Mercantile Realism Redux

A third choice: the Asianists in this group would embrace exclusive regional economic institutions to reduce Japan's reliance on the U.S. market. They would not abrogate the military alliance, but would resist U.S. exhortations for Japan to expand its roles and missions.


Goldilocks Consensus

According to Prof. Samuels none of these will prevail on its own. If the past is any guide, a new consensus will emerge - Japan will consolidate the significant security gains it has accumulated during the past decade - a security posture that is not too strong and not too weak, not too close to the US and not too far. One that has insured Japan against both abandonment and entrapment, as well as against predation and protectionism - “Goldilocks Consensus.”

The Yoshida consensus won't be displaced entirely. There are advocates who seek greater autonomy, just as there are autonomists and pacifists who are not yet ready to sever all ties to the United States. No significant party refuses to accept the legitimacy of the SDF. This possible new consensus is likely to resemble Goldilock's preferences: Japan 's relationships with the United States and China will be neither too hot nor too cold, and its posture in the region will be neither too big, nor too small. 


CONCLUSION:

Over the course of the past century, two substantial national security consensuses-- the first militarist and the second pacifist-- were established.

Japanese grand strategy was buffeted by shifts in the domestic civil-military relationship from political leadership to military leadership in the 1930s, from military leadership to bureaucratic leadership in the 1950s, and from bureaucratic to political leadership today.

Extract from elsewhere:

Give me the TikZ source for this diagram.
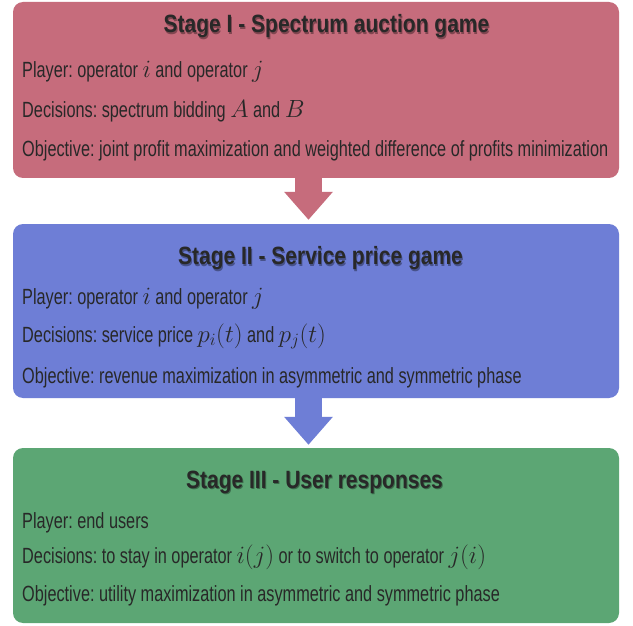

The Yoshida Doctrine has not yet been replaced, but by making Japan more muscular and by incrementally eliminating some of the constraints on the use of force, revisionists have made sure that its contours are forever changed.

Barring a collapse of China and a reversal in its “rise”, it seems most likely that Japan will never again be as central to world affairs as it was in the 1930s. But neither will it be as marginal to world affairs as it was during the Cold War and still is today. Most likely, Japan will have constructed for itself a policy space in which it can be selectively pivotal in world affairs.

It will have done so by creating new security options for itself. In short, it looks a new, fourth grand strategy is under construction in which Japan will be more muscular than the mercantilists would prefer, but less so than the autonomists would prefer and that Tokyo will continue to balance its military and economic security-- albeit both at higher levels with greater degrees of freedom.